While we were all busy wondering what it means to be a librarian in the Age of Google, we got flanked. This is not the Age of Google after all. That was just a distraction — a clever and dazzling light show. Meanwhile, behind the curtain, a totally different age was gathering itself: The Age of Big Access.

And even though I’ve had a couple of months to ponder this stuff since drafting it, my last two sentences still stand: “I was pretty comfortable with my role as an instruction librarian in the Age of Google. I’m totally at sea trying to figure out my role as an instruction librarian in the Age of Big Access.” I want access like an addict wants a hit, but maybe it’s killing me.

On Not Attending Conferences

I realized today that I haven’t attended a conference since the fall of 2008. This brought me up short. I think of myself as attending about two national conferences per year, but apparently that’s not the case any more and hasn’t been for quite a while. I’ve heard from others who haven’t traveled to a conference in a few years because of budget cuts, so I know I’m not the only one who’s mostly stayed home for a while, but I hadn’t really thought about it until just today because I was never told I couldn’t travel — I just started deciding with each new announcement of an upcoming conference that I could skip that one that year, that there would be other conferences. And now here I am. I’ve skipped them all.

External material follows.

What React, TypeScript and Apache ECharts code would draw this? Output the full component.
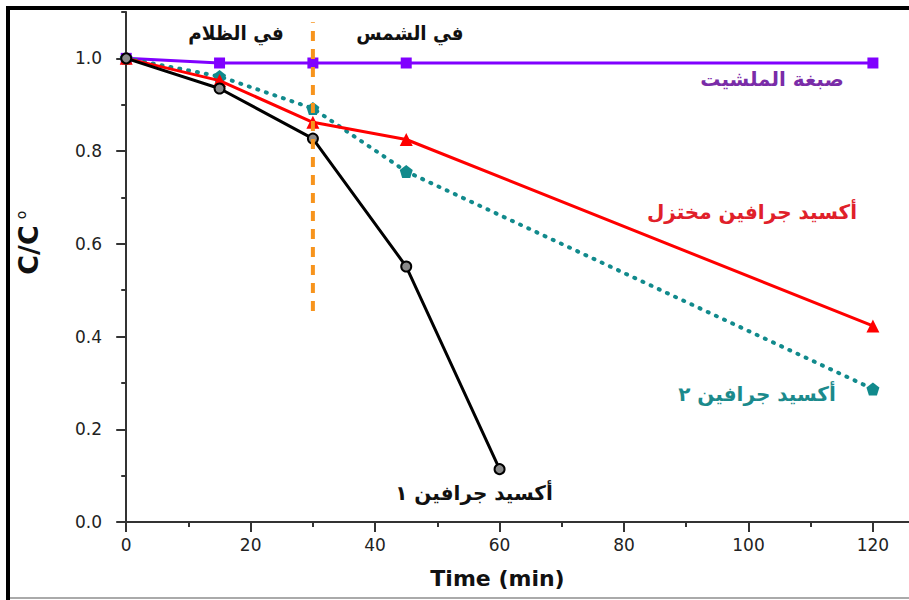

I miss seeing my libraryland friends face to face, I miss seeing other places that I don’t otherwise visit, and I miss the dedicated time to think about libraries without actually working in one right that second. But what I haven’t lost is the networking, discussion, and general information sharing that keep me up to date with the world of libraries. That’s all still going on every day in my computer, thanks to the Library Society of the World and its FriendFeed room.

I hope sometime soon I can get the full conference experience again, and I kind of hope that the next conference I attend will be an LSW unconference (hint hint, people!), but I’m really glad to have stumbled in with this crew of top notch people.